Re: My Friday-Before-Labor-Day Diatribe [Was: Frame document structure]

Abigail wrote:
> Or do you want to defend that MSIE and Netscape _do_ care
> about content delivery in the same way as they do for
> "whiz-bang gizmos"?

Nope.

> I wished the Web was being used to deliver information,
> but currently, there is more to find on Usenet and ftp
> sites than on HTML pages. I seldom `browse' the web
> anymore, and I've haven't written a piece of HTML in
> months. It just isn't making sense anymore.

I don't understand this kind of criticism. I've found a great deal of
information on the web with both interesting content and attractive
presentation - information I would never have found otherwise.
Interested in Irish history? Check out http://www.emory.edu/FAMINE/
and read the London Illustrated News and Punch from the period of the
Irish Potato Famine, along with the original engravings. Take a link
to the National Archives of Ireland and search their database for
ancestors exported by the English to Australia or America. Want to
learn Gaelic? Examples with sound are to be found at the University
of the Highlands
(http://www.smo.uhi.ac.uk/beurla/Gaelic_lessons.html). 

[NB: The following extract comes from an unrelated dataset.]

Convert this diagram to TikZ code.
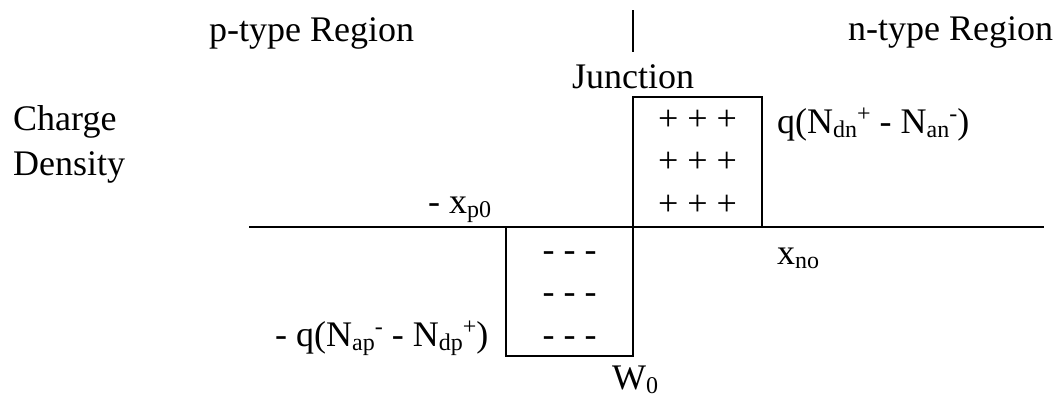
\documentclass[tikz,border=0pt]{standalone}
\usepackage{fontspec}
\setmainfont{Liberation Serif}
\newcommand\sbx[1]{\raisebox{-0.13em}{\fontsize{24}{24}\selectfont #1}}
\newcommand\spx[1]{\raisebox{0.33em}{\fontsize{24}{24}\selectfont #1}}
\begin{document}
\begin{tikzpicture}[x=1pt,y=-1pt,
  lbl/.style={anchor=base west, inner sep=0pt, font=\fontsize{36}{45}\selectfont},
  lblc/.style={anchor=base, inner sep=0pt, font=\fontsize{36}{45}\selectfont},
  ln/.style={line width=2pt}]
\useasboundingbox (0,0) rectangle (1064,399);
% junction marker
\coordinate (jt) at (633,10);
\coordinate (jb) at (633,52);
\draw[ln] (jt) -- (jb);
% axis
\coordinate (axL) at (249,227);
\coordinate (axR) at (1044,227);
\draw[ln] (axL) -- (axR);
% positive box
\coordinate (o) at (633,227);
\coordinate (pTL) at (633,97);
\coordinate (pTR) at (762,97);
\coordinate (pBR) at (762,227);
\draw[ln] (o) -- (pTL) -- (pTR) -- (pBR);
% negative box
\coordinate (nTL) at (506,227);
\coordinate (nBL) at (506,356);
\coordinate (nBR) at (633,356);
\draw[ln] (nTL) -- (nBL) -- (nBR) -- (o);
% labels
\node[lbl] (ptype) at (209,41) {p-type Region};
\node[lbl] (ntype) at (848,40) {n-type Region};
\node[lblc] (junc) at (633,88) {Junction};
\node[lbl, align=left] (cd) at (13,175) {Charge\\Density};
\node[lbl] (qpos) at (777,133) {q(N\sbx{dn}\spx{+} - N\sbx{an}\spx{-})};
\node[lbl] (qneg) at (275,346) {- q(N\sbx{ap}\spx{-} - N\sbx{dp}\spx{+})};
\node[lbl] (xp) at (428,213) {- x\sbx{p0}};
\node[lbl] (xn) at (777,264) {x\sbx{no}};
\node[lbl] (w0) at (612,389) {W\sbx{0}};
% charges
\node[lblc] (p1) at (697.5,130) {+ + +};
\node[lblc] (p2) at (697.5,172) {+ + +};
\node[lblc] (p3) at (697.5,215) {+ + +};
\node[lblc] (m1) at (569.5,261) {- - -};
\node[lblc] (m2) at (569.5,303) {- - -};
\node[lblc] (m3) at (569.5,346) {- - -};
\end{tikzpicture}
\end{document}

What I most often fail to find is obscure computer-related
information. Nevertheless, there's a wealth of historical information
available without much effort.

It _is_ getting harder to separate the grain from the chaff when
doing searches, and it will likely get worse before it gets better.
But to say there's no content worth browsing implies limited
interests. (On the other hand, too much information too easily
accessed can be boring. Time to do a search on XXX and forget about
grain.)

David - whiz-banging can be fun in moderation.